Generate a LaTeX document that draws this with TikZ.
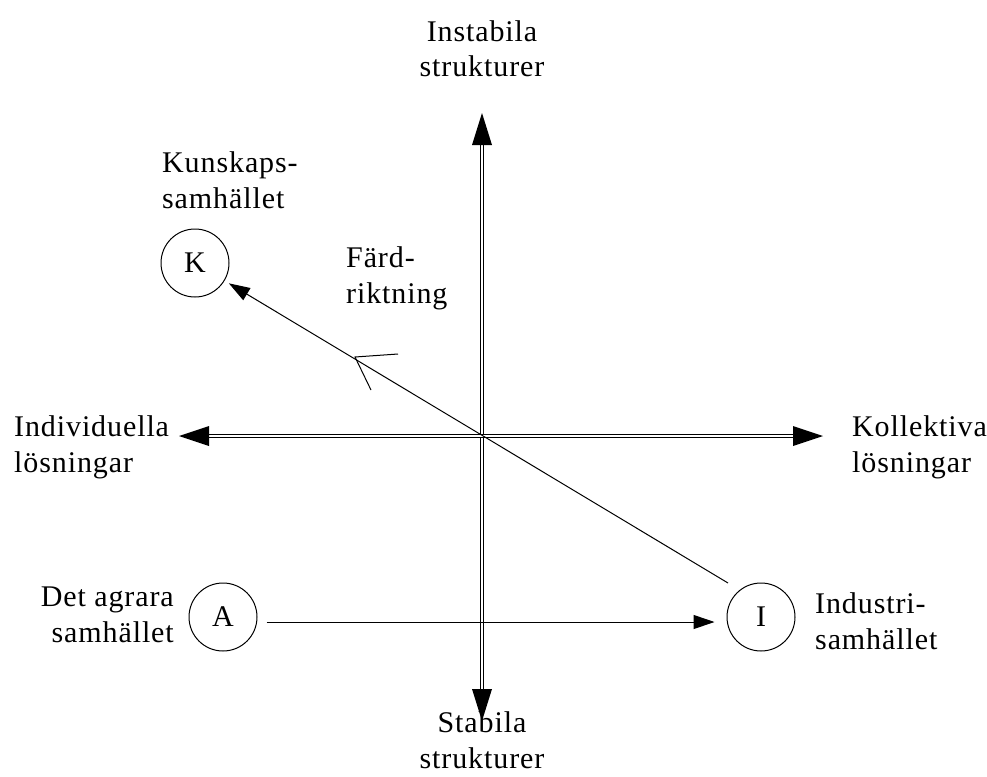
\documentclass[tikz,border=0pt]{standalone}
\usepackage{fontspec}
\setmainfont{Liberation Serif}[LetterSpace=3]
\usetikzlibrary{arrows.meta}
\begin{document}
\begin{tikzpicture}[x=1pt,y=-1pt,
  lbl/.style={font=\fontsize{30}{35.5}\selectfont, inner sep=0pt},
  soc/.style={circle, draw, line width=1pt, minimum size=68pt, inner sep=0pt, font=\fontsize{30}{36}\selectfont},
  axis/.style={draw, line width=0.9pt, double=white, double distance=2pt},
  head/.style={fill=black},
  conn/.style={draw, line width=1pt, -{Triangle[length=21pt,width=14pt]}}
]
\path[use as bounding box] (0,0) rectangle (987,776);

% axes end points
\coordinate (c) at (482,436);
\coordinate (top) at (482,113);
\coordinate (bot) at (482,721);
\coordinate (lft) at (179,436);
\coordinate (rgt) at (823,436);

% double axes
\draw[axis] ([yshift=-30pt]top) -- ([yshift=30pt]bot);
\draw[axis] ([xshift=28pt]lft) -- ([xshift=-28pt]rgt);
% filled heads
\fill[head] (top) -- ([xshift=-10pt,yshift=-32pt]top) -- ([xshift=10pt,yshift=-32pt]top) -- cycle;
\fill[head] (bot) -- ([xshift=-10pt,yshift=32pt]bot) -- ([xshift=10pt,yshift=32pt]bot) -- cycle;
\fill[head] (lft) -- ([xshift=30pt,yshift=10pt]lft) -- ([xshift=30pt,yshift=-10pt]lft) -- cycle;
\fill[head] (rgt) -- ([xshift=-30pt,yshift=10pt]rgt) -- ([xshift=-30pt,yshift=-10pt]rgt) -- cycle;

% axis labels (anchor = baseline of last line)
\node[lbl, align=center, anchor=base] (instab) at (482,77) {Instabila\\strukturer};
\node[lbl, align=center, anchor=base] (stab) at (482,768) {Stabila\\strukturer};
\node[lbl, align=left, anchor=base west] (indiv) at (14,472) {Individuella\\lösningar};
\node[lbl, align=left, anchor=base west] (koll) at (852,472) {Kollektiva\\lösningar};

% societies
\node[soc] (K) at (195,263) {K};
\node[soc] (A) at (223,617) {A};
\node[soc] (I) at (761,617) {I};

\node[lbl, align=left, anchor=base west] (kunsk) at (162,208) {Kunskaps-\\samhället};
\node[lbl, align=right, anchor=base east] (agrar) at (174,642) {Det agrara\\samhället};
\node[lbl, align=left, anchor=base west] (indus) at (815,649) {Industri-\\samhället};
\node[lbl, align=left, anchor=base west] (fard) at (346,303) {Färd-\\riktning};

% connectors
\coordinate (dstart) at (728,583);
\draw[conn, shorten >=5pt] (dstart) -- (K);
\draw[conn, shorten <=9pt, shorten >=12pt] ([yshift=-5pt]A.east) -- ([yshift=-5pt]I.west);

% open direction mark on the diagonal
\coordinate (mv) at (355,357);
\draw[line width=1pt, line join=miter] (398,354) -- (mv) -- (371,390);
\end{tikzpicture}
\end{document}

────────

Aim
Repeat, with no pictures, each line from the beginning of the data through the line containing "(rgt) at (823,436);", inclusive.

Solution to this task
Generate a LaTeX document that draws this with TikZ.
\documentclass[tikz,border=0pt]{standalone}
\usepackage{fontspec}
\setmainfont{Liberation Serif}[LetterSpace=3]
\usetikzlibrary{arrows.meta}
\begin{document}
\begin{tikzpicture}[x=1pt,y=-1pt,
  lbl/.style={font=\fontsize{30}{35.5}\selectfont, inner sep=0pt},
  soc/.style={circle, draw, line width=1pt, minimum size=68pt, inner sep=0pt, font=\fontsize{30}{36}\selectfont},
  axis/.style={draw, line width=0.9pt, double=white, double distance=2pt},
  head/.style={fill=black},
  conn/.style={draw, line width=1pt, -{Triangle[length=21pt,width=14pt]}}
]
\path[use as bounding box] (0,0) rectangle (987,776);

% axes end points
\coordinate (c) at (482,436);
\coordinate (top) at (482,113);
\coordinate (bot) at (482,721);
\coordinate (lft) at (179,436);
\coordinate (rgt) at (823,436);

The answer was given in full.